Designing resource-efficient ideotypes for new cropping conditions: Wheat ( Triticum aestivum L.) in the High Rainfall Zone of southern Australia

Abstract

With the ultimate aim of developing a Crop Design Tool that will specify resource-efficient ideotypes for any environment, modelling procedures are proposed and tested here whereby wheat phenology can be optimised according to risks of abiotic damage (frost, heat and drought) to seedling establishment and grain set. Then crop growth can be estimated from availability of water and solar radiation, and optimum DM partitioning to grain can be specified by allocating a minimum of support dry matter (DM) to stems (to resist lodging), leaves (to optimise photosynthesis), and flowers (to bear grains). Ideotypes for reference regions (with mature wheat breeding programmes) of the Mallee and Wimmera in Victoria, the Canturbury plains in New Zealand and Norfolk in the UK gave estimated grain yields of 1.9, 3.0, 7.2 and 6.2 t ha −1 DM respectively, similar to those shown by current cultivars, but with earlier flowering and harvest dates, with heavier stems, and high redistribution of stem DM to grain.
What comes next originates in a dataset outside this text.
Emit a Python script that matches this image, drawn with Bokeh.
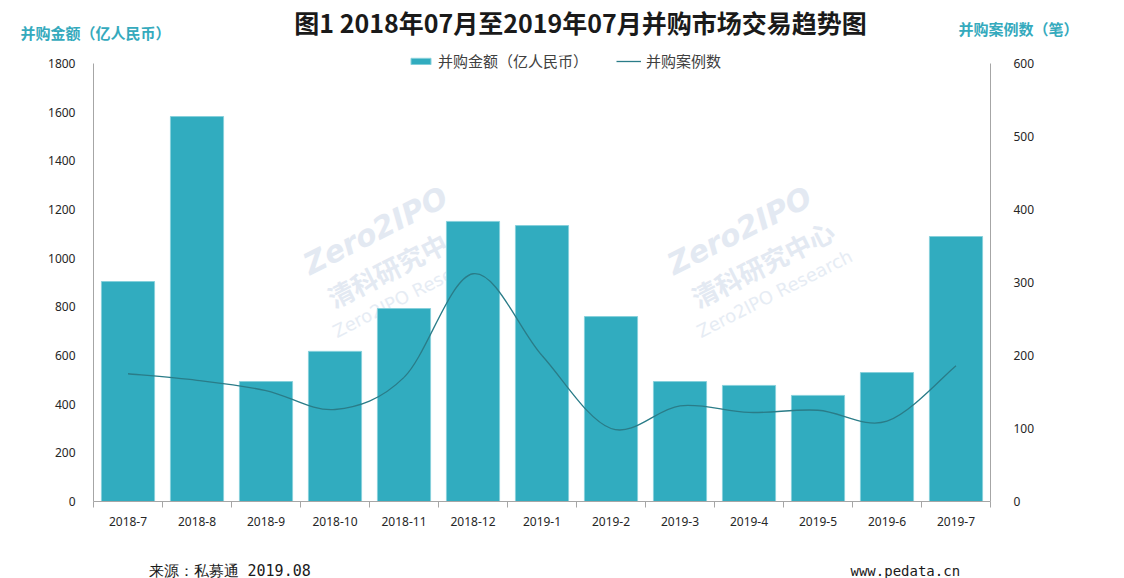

Ideotypes for five sites in the Australian High Rainfall Zone showed high grain yield potentials, ranging from 4.5 t ha −1 DM at Kojonup to 7.8 t ha −1 DM at Hamilton, allowing for yield loss due to abiotic stress. These were characterised by early stem extension and flowering dates but also by long crop construction periods (from the start of stem extension to anthesis) of 800–1100 °Cd and increased harvest indices compared to cultivars currently adopted from other regions. The challenges in testing these ideotypes will be in finding germplasm that demonstrates unusual phenology with short stature, and growing these to maximise light interception in spring. The main uncertainties in the estimation procedures arose from poor quality wind data, a poorly quantified association between stem material density and stem strength, and lack of data on maximum capacity to store redistributable stem DM. Sensitivity analysis showed grain yields of ideotypes to depend on maximum wind gusts during grain production as well as on plant-available water. The most effective single means of increasing potential grain yields was predicted clearly to be through increasing the conversion of radiation to DM.